6.1.1.3 Switching Hosts On and Off.

One of the main features required to be supported by the hardware in order to take advantage of dynamic VM consolidation to save energy is Wake-on-LAN. This technology allows a computer being in the sleep (Suspend to RAM) mode to be re-activated by sending a special packet over network. This technology has been introduced in 1997 by the Advanced Manageability Alliance (AMA) formed by Intel and IBM, and is currently supported by most of the modern hardware.

Once the required VM migrations are completed, the global manager connects to the source host and switches into in the Suspend to RAM mode. Switching to the Suspend to RAM mode can be done, for example, using programs included in the pm-utils package. To check whether the Suspend to RAM mode is supported, the following command can be used:

pm-is-supported --suspend

The Suspend to RAM mode is supported if the command returns 0, otherwise it is not supported. In this case, the Suspend to RAM mode can be replaced with the Standby or Suspend to Disk (Hibernate) modes. The following command can be used to switch the host into the Suspend to RAM mode:

pm-suspend

To re-activate a host using the Wake-on-LAN technology, it is necessary to send a special packet, called the magic packet. This can be done using the ether-wake program as follows:

ether-wake <mac address>

Where <mac address> is replaced with the actual MAC address of the host.

6.1.2 Local Manager

The local manager: an activity diagram

The local manager component is deployed on every compute host and is invoked periodically to determine when it necessary to reallocate VM instances from the host. A high-level view of the workflow performed by the local manager is shown in Figure 3. First of all, it reads from the local storage the historical data on the resource usage by VMs stored by the data collector described in the next section. Then, the local manager invokes the specified in the configuration underload detection algorithm to determine whether the host is underloaded. If the host is underloaded, the local manager sends a request to the global manager’s REST API to migrate all the VMs from the host and switch the host to the sleep mode.

If the host is not underloaded, the local manager proceeds to invoking the specified in the configuration overload detection algorithm. If the host is overloaded, the local manager invokes the configured VM selection algorithm to select the VMs to migrate from the host.

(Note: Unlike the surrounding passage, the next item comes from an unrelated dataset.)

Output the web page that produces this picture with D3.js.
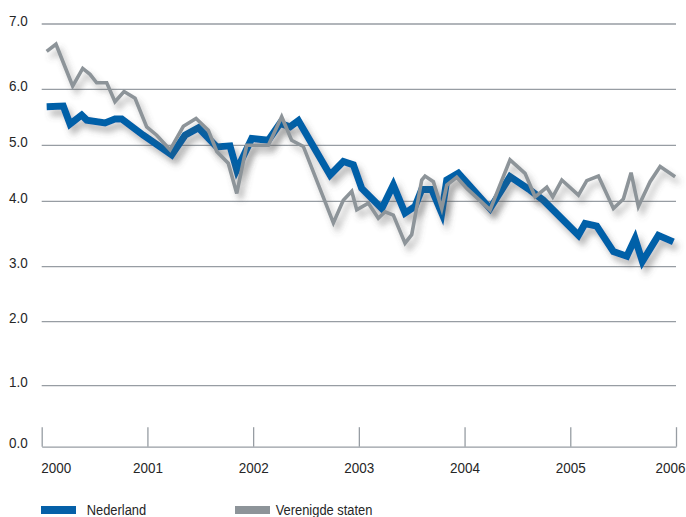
<!DOCTYPE html>
<html>
<head>
<meta charset="utf-8">
<script src="https://cdn.jsdelivr.net/npm/d3@7"></script>
<style>
  html, body { margin: 0; padding: 0; background: #fff; }
  svg { display: block; }
  text { font-family: "Liberation Sans", Arial, sans-serif; fill: #262626; }
</style>
</head>
<body>
<svg id="chart" width="686" height="517"></svg>
<script>
// Year ticks and y-axis tick values
const yearTicks = [2000, 2001, 2002, 2003, 2004, 2005, 2006];
const yTicks = [0, 1, 2, 3, 4, 5, 6, 7];

// Nederland: observation date (decimal year) and value
const nlYears = [2000.047, 2000.204, 2000.268, 2000.378, 2000.426, 2000.599, 2000.693, 2000.757, 2000.961,
  2001.23, 2001.356, 2001.482, 2001.656, 2001.781, 2001.845, 2001.987,
  2002.144, 2002.254, 2002.349, 2002.428, 2002.728, 2002.853, 2002.948,
  2003.027, 2003.217, 2003.326, 2003.437, 2003.531, 2003.595, 2003.69, 2003.784, 2003.832, 2003.941,
  2004.241, 2004.43, 2004.62, 2004.745,
  2005.077, 2005.14, 2005.25, 2005.408, 2005.535, 2005.613, 2005.682, 2005.833, 2005.975];
const nlValues = [5.69, 5.70, 5.38, 5.54, 5.45, 5.40, 5.47, 5.47, 5.18,
  4.83, 5.18, 5.31, 4.97, 4.99, 4.56, 5.12,
  5.09, 5.39, 5.33, 5.44, 4.47, 4.71, 4.65,
  4.23, 3.89, 4.29, 3.82, 3.92, 4.21, 4.21, 3.82, 4.38, 4.50,
  3.89, 4.44, 4.20, 4.02,
  3.48, 3.66, 3.62, 3.23, 3.16, 3.43, 3.08, 3.48, 3.38];

// Verenigde staten: observation date (decimal year) and value
const usYears = [2000.047, 2000.135, 2000.293, 2000.388, 2000.457, 2000.52, 2000.615, 2000.693, 2000.779, 2000.883, 2000.993,
  2001.088, 2001.214, 2001.34, 2001.46, 2001.576, 2001.656, 2001.765, 2001.845, 2001.939,
  2002.144, 2002.27, 2002.364, 2002.475, 2002.759, 2002.853, 2002.933, 2002.98,
  2003.09, 2003.184, 2003.248, 2003.326, 2003.437, 2003.5, 2003.595, 2003.626, 2003.705, 2003.784, 2003.832, 2003.926,
  2004.021, 2004.241, 2004.43, 2004.572, 2004.667, 2004.778, 2004.834, 2004.92,
  2005.077, 2005.156, 2005.266, 2005.408, 2005.502, 2005.575, 2005.644, 2005.755, 2005.85, 2005.992];
const usValues = [6.58, 6.69, 6.05, 6.32, 6.23, 6.10, 6.10, 5.78, 5.96, 5.84, 5.33,
  5.18, 4.92, 5.34, 5.48, 5.27, 4.89, 4.68, 4.14, 5.00,
  5.00, 5.51, 5.09, 4.98, 3.67, 4.02, 4.18, 3.87,
  3.97, 3.74, 3.84, 3.79, 3.36, 3.49, 4.38, 4.45, 4.35, 3.89, 4.29, 4.43,
  4.23, 3.87, 4.74, 4.50, 4.08, 4.25, 4.08, 4.38,
  4.11, 4.37, 4.45, 3.89, 4.04, 4.51, 3.92, 4.35, 4.62, 4.44];

const seriesNames = ["Nederland", "Verenigde staten"];
const seriesColors = ["#0560a8", "#8d9499"];

const svg = d3.select("#chart");

const x = d3.scaleLinear().domain([2000, 2006]).range([41.7, 676]);
// value axis: gridlines sit at hand-tuned heights per unit
const y = d3.scaleLinear()
  .domain(yTicks)
  .range([446.7, 385.7, 321.7, 266.7, 201.3, 145.3, 89.3, 24]);

const gridColor = "#979da3";
// condensed look for all labels
const squeeze = "scale(0.87,1)";

// drop shadow under the series lines
const defs = svg.append("defs");
const f = defs.append("filter").attr("id", "shadow")
  .attr("x", "-10%").attr("y", "-20%").attr("width", "130%").attr("height", "160%");
f.append("feDropShadow")
  .attr("dx", 4).attr("dy", 6).attr("stdDeviation", 3.4)
  .attr("flood-color", "#555").attr("flood-opacity", 0.42);

// horizontal gridlines (excluding the baseline)
svg.append("g").selectAll("line")
  .data(yTicks.filter(v => v > 0))
  .join("line")
  .attr("x1", x(2000)).attr("x2", x(2006))
  .attr("y1", d => y(d)).attr("y2", d => y(d))
  .attr("stroke", gridColor).attr("stroke-width", 1.3);

// y tick labels
svg.append("g").selectAll("text")
  .data(yTicks)
  .join("text")
  .attr("transform", d => `translate(9,${y(d) + 1.6}) ${squeeze}`)
  .attr("font-size", 15.5)
  .text(d => d.toFixed(1));

// x axis with tall year ticks
const xAxis = d3.axisBottom(x)
  .tickValues(yearTicks)
  .tickSizeInner(-19.5)
  .tickSizeOuter(0)
  .tickFormat(d3.format("d"));
const gx = svg.append("g").attr("transform", `translate(0,${y(0)})`).call(xAxis);
gx.select(".domain").attr("stroke", gridColor).attr("stroke-width", 1.3);
gx.selectAll(".tick line").attr("stroke", gridColor).attr("stroke-width", 1.3);
gx.selectAll(".tick text")
  .attr("font-size", 15.5)
  .attr("fill", "#262626")
  .attr("font-family", "'Liberation Sans', Arial, sans-serif")
  .attr("y", 0)
  .attr("dy", 0)
  .attr("text-anchor", (d, i) => i === 0 ? "start" : (i === yearTicks.length - 1 ? "end" : "middle"))
  .attr("transform", (d, i) => {
    const dx = i === 0 ? -1 : (i === yearTicks.length - 1 ? 9 : 0);
    return `translate(${dx},26.5) ${squeeze}`;
  });

// series lines
const line = d3.line().x(d => x(d[0])).y(d => y(d[1]));
const nlData = nlYears.map((t, i) => [t, nlValues[i]]);
const usData = usYears.map((t, i) => [t, usValues[i]]);

svg.append("path")
  .datum(nlData)
  .attr("d", line)
  .attr("fill", "none")
  .attr("stroke", seriesColors[0])
  .attr("stroke-width", 7)
  .attr("stroke-linejoin", "miter")
  .attr("filter", "url(#shadow)");

svg.append("path")
  .datum(usData)
  .attr("d", line)
  .attr("fill", "none")
  .attr("stroke", seriesColors[1])
  .attr("stroke-width", 3.6)
  .attr("stroke-linejoin", "miter")
  .attr("filter", "url(#shadow)");

// legend
const legendX = [41, 235];
const lg = svg.append("g").selectAll("g")
  .data(seriesNames)
  .join("g")
  .attr("transform", (d, i) => `translate(${legendX[i]},506)`);
lg.append("rect")
  .attr("width", 35).attr("height", 8)
  .attr("fill", (d, i) => seriesColors[i]);
lg.append("text")
  .attr("transform", (d, i) => `translate(${i === 0 ? 45.7 : 40.7},8.8) scale(0.86,1)`)
  .attr("font-size", 15)
  .text(d => d);
</script>
</body>
</html>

Once the VMs to migrate from the host are selected, the local manager sends a request to the global manager’s REST API to migrate the selected VMs from the host.

Similarly to the global manager, the local manager can be configured to use specific underload detection, overload detection, and VM selection algorithm using the configuration file discussed further in the paper.

6.1.2.1 Underload Detection.

Underload detection is done by a specified in the configuration underload detection algorithm (algorithm_underload_detection). The algorithm has a pre-defined interface, which allows substituting different implementations of the algorithm. The configured algorithm is invoked by the local manager and accepts historical data on the resource usage by VMs running on the host as an input. An underload detection algorithm returns a decision of whether the host is underloaded.

6.1.2.2 Overload Detection.

Overload detection is done by a specified in the configuration overload detection algorithm (algorithm_overload_detection). Similarly to underload detection, all overload detection algorithms implement a pre-defined interface to enable configuration-driven substitution of difference implementations. The configured algorithm is invoked by the local manager and accepts historical data on the resource usage by VMs running on the host as an input. An overload detection algorithm returns a decision of whether the host is overloaded.

6.1.2.3 VM Selection.

If a host is overloaded, it is necessary to select VMs to migrate from the host to avoid performance degradation. This is done by a specified in the configuration VM selection algorithm (algorithm_vm_selection). Similarly to underload and overload detection algorithms, different VM selection algorithm can by plugged in according to the configuration. A VM selection algorithm accepts historical data on the resource usage by VMs running on the host and returns a set of VMs to migrate from the host.

6.1.3 Data Collector

The data collector is deployed on every compute host and is executed periodically to collect the CPU utilization data for each VM running on the host and stores the data in the local file-based data store. The data is stored as the average number of MHz consumed by a VM during the last measurement interval. The CPU usage data are stored as integers. This data format is portable: the stored values can be converted to the CPU utilization for any host or VM type, supporting heterogeneous hosts and VMs.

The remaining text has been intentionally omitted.